Яркий образ в стихотворении создает как бы непростреливаемую мертвую зону. После него сознание читающего не воспринимает несколько последующих строк или воспринимает вскользь, поверхностно. Следовательно, эти строки могут быть ослабленными, малозначащими, проходными, связующими, вроде соединительной ткани.
Один директор музея говорил своей сотруднице-экскурсоводу:
— Понимаете, в вашей беседе с экскурсантами есть все, как в печке, которую начали топить: есть дрова, растопка, поддувало, труба, огонь. Но нет тяги.
Этот очень точный образ применим ко многим книгам. Все как будто в них есть: и герои, и язык, и сюжет, и ум автора, и знание им жизни. Нет только тяги. И вот дрова не пылают, а шипят, чадят, едва прогорают. И читать такие книги нет никакой возможности. Нет тяги.
Моя новая повесть была написана на три четверти, когда мне понадобилось съездить в Москву. Я показал матери на стопу исписанной бумаги, то есть на рукопись, и попросил, чтобы в случае пожара она спасала прежде всего эту бумагу, а не остальное барахлишко. У матери сначала не могло уложиться, как это стопа бумаги может быть дороже всего добра: одеялишек, подушек, перины, рубашек, пальто и даже самого дома.

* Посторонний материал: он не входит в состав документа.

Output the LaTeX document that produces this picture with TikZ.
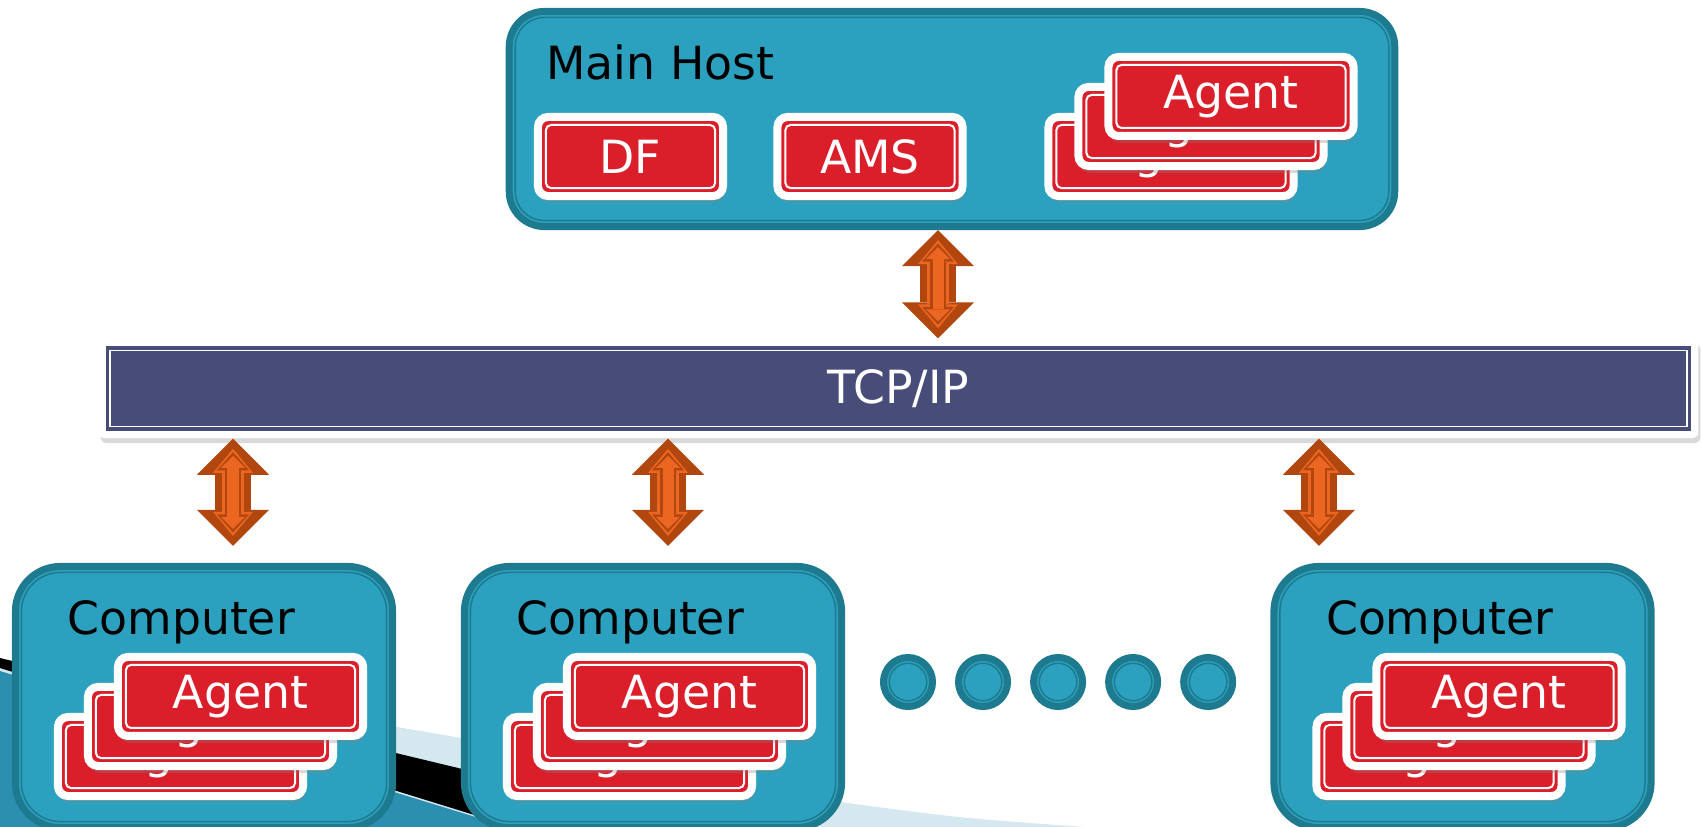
\documentclass[tikz,border=0pt]{standalone}
\usepackage{fontspec}
\setmainfont{DejaVu Sans}
\usetikzlibrary{positioning,shadows,arrows.meta}
\definecolor{hostfill}{HTML}{2CA1BF}
\definecolor{hostedge}{HTML}{1E7A8E}
\definecolor{agentred}{HTML}{DA1F2A}
\definecolor{busblue}{HTML}{484C78}
\definecolor{arrowdark}{HTML}{B2460F}
\definecolor{arrowlight}{HTML}{EB6620}
\definecolor{swooshblue}{HTML}{D5E8F0}
\definecolor{swooshteal}{HTML}{2B8FAF}
\begin{document}
        \begin{tikzpicture}[x=0.01cm, y=-0.01cm, font=\fontsize{13}{15}\selectfont,
            machine/.style={draw=hostedge, fill=hostfill, line width=0.07cm, rounded corners=#1,
                inner sep=0pt, minimum width=3.77cm, minimum height=2.61cm,
                path picture={\draw[hostedge, line width=0.015cm, rounded corners=#1-0.06cm]
                    ([shift={(0.06cm,-0.06cm)}]path picture bounding box.north west) rectangle
                    ([shift={(-0.06cm,0.06cm)}]path picture bounding box.south east);}},
            card/.style={draw=white, fill=agentred, line width=0.08cm, rounded corners=0.1cm,
                text=white, minimum width=#1, minimum height=0.79cm, node distance=0.4243cm,
                drop shadow={opacity=0.3, shadow xshift=0.02cm, shadow yshift=-0.07cm},
                path picture={\draw[white, line width=0.02cm, rounded corners=0.05cm]
                    ([shift={(0.08cm,-0.08cm)}]path picture bounding box.north west) rectangle
                    ([shift={(-0.08cm,0.08cm)}]path picture bounding box.south east);}},
            card/.default=2.45cm,
            bus/.style={fill=white, rounded corners=0.06cm, minimum width=15.99cm, minimum height=0.99cm,
                text=white, drop shadow={opacity=0.3, shadow xshift=0.02cm, shadow yshift=-0.05cm},
                path picture={\fill[busblue, sharp corners]
                    ([shift={(0.07cm,-0.07cm)}]path picture bounding box.north west) rectangle
                    ([shift={(-0.07cm,0.07cm)}]path picture bounding box.south east);
                    \draw[white, sharp corners, line width=0.015cm]
                    ([shift={(0.115cm,-0.115cm)}]path picture bounding box.north west) rectangle
                    ([shift={(-0.115cm,0.115cm)}]path picture bounding box.south east);}},
            dot/.style={circle, draw=hostedge, fill=hostfill, line width=0.07cm, minimum size=0.49cm,
                inner sep=0pt, node distance=0.75cm,
                path picture={\draw[hostedge, line width=0.015cm] (path picture bounding box.center) circle (0.1875cm);}},
            title/.style={anchor=base west, inner sep=0pt},
            link/.style={arrowdark, line width=0.35cm, shorten >=#1,
                {Triangle[width=0.72cm,length=0.36cm,line width=0pt]}-{Triangle[width=0.72cm,length=0.36cm,line width=0pt]},
                postaction={draw=arrowlight, line width=0.22cm, shorten <=0.1cm, shorten >=#1+0.1cm,
                    {Triangle[width=0.4cm,length=0.24cm,line width=0pt]}-{Triangle[width=0.4cm,length=0.24cm,line width=0pt]}},
                postaction={draw=arrowdark, line width=0.16cm, shorten <=0.135cm, shorten >=#1+0.135cm,
                    {Triangle[width=0.32cm,length=0.18cm,line width=0pt]}-{Triangle[width=0.32cm,length=0.18cm,line width=0pt]}},
                postaction={draw=arrowlight, line width=0.11cm, shorten <=0.17cm, shorten >=#1+0.17cm,
                    {Triangle[width=0.24cm,length=0.12cm,line width=0pt]}-{Triangle[width=0.24cm,length=0.12cm,line width=0pt]}}},
            link/.default=0cm]
            \useasboundingbox (0,0) rectangle (1702,827);
            \clip (0,0) rectangle (1702,827);
            \fill[swooshblue] (0,660) -- (847,803) .. controls (960,818) .. (1085,827) -- (0,827) -- cycle;
            \fill[black] (0,658) -- (704,827) -- (513,827) -- (0,668) -- cycle;
            \fill[swooshteal] (0,671) -- (508,827) -- (0,827) -- cycle;

            \node[machine=0.35cm, minimum width=8.85cm, minimum height=2.15cm] (h) at (952,119) {};
            \node[title] (ht) at ([shift={(40,72)}]h.north west) {Main Host};
            \node[card=1.85cm] (df) at (630.5,156.5) {DF};
            \node[card=1.85cm] (ams) at (870,156.5) {AMS};
            \node[card] (ha1) at (1171,156.5) {Agent};
            \node[card] (ha2) [above right of=ha1] {Agent};
            \node[card] (ha3) [above right of=ha2] {Agent};

            \node[bus] (b) at (898.5,388.5) {TCP/IP};

            \node[machine=0.45cm] (c1) at (204,697) {};
            \node[machine=0.45cm] (c2) at (653,697) {};
            \node[machine=0.45cm] (c3) at (1462.5,697) {};
            \node[title] (ct1) at ([shift={(55,72)}]c1.north west) {Computer};
            \node[title] (ct2) at ([shift={(55,72)}]c2.north west) {Computer};
            \node[title] (ct3) at ([shift={(55,72)}]c3.north west) {Computer};
            \node[card] (a11) at ([shift={(-23.5,59.5)}]c1) {Agent};
            \node[card] (a12) [above right of=a11] {Agent};
            \node[card] (a13) [above right of=a12] {Agent};
            \node[card] (a21) at ([shift={(-23.5,59.5)}]c2) {Agent};
            \node[card] (a22) [above right of=a21] {Agent};
            \node[card] (a23) [above right of=a22] {Agent};
            \node[card] (a31) at ([shift={(-23.5,59.5)}]c3) {Agent};
            \node[card] (a32) [above right of=a31] {Agent};
            \node[card] (a33) [above right of=a32] {Agent};

            \node[dot] (d1) at (908,682) {};
            \node[dot] (d2) [right of=d1] {};
            \node[dot] (d3) [right of=d2] {};
            \node[dot] (d4) [right of=d3] {};
            \node[dot] (d5) [right of=d4] {};

            \coordinate (p0) at (938,0);
            \coordinate (p1) at (233,0);
            \coordinate (p2) at (668,0);
            \coordinate (p3) at (1319,0);
            \draw[link] (p0 |- h.south) -- (p0 |- b.north);
            \draw[link=0.17cm] (p1 |- b.south) -- (p1 |- c1.north);
            \draw[link=0.17cm] (p2 |- b.south) -- (p2 |- c2.north);
            \draw[link=0.17cm] (p3 |- b.south) -- (p3 |- c3.north);
        \end{tikzpicture}
\end{document}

Потом она поняла, завернула бумагу в шаль и бережно, как если бы живое или стеклянное, понесла к себе под подушку.
Общественную атмосферу в мире я ощущаю так же явственно, как и физическую. То становится тягостно и душно, то легче, то как бы перед грозой.
Когда неприятель атакует окопы, то солдаты, сидящие в обороне, палят через бруствер, почти не целясь. Общая масса летящих пуль наносит урон противнику, но каждый солдат в отдельности палит приблизительно, наугад.
Снайпер сидит тут же, в своем гнезде, и стреляет по выбору. Пока те палят по десять раз, он успевает выстрелить только однажды, но зато наверняка. Притом твердо зная, в кого именно он попал.
Писать тоже можно либо как стреляют солдаты, вразброд, либо как стреляет снайпер, на выбор, без суеты.
В редакции мне предложили сократить одну мою повесть. Ненамного. Из-за условий места в журнале. Там абзац, там абзац, там три строчки, там еще три строчки. Все уже было отчеркнуто и подчеркнуто редакторским карандашом.
Тогда я понял, что дело вовсе не в том, сколько сократить.
От бутылки вина можно отлить половину, но все же оставшаяся часть сохранит весь вкус вина, цвет, оттенки, аромат. А можно хитроумным способом лишить вино терпкости, аромата, цвета, крепости. Причем вина почти не убудет.
В его стихах нет ощущения противника.
Обогащение писательского языка должно идти по способу, которым металлурги обогащают руды. Они берут трехпроцентную руду и начинают ее обогащать. Что же, может быть, они добавляют в нее металл? Нет. Они отнимают, убирают пустую породу. И вот руда содержит уже не три, а сорок процентов полезного металла. Руда обогатилась.
Обогащение языка писателя методом флотации!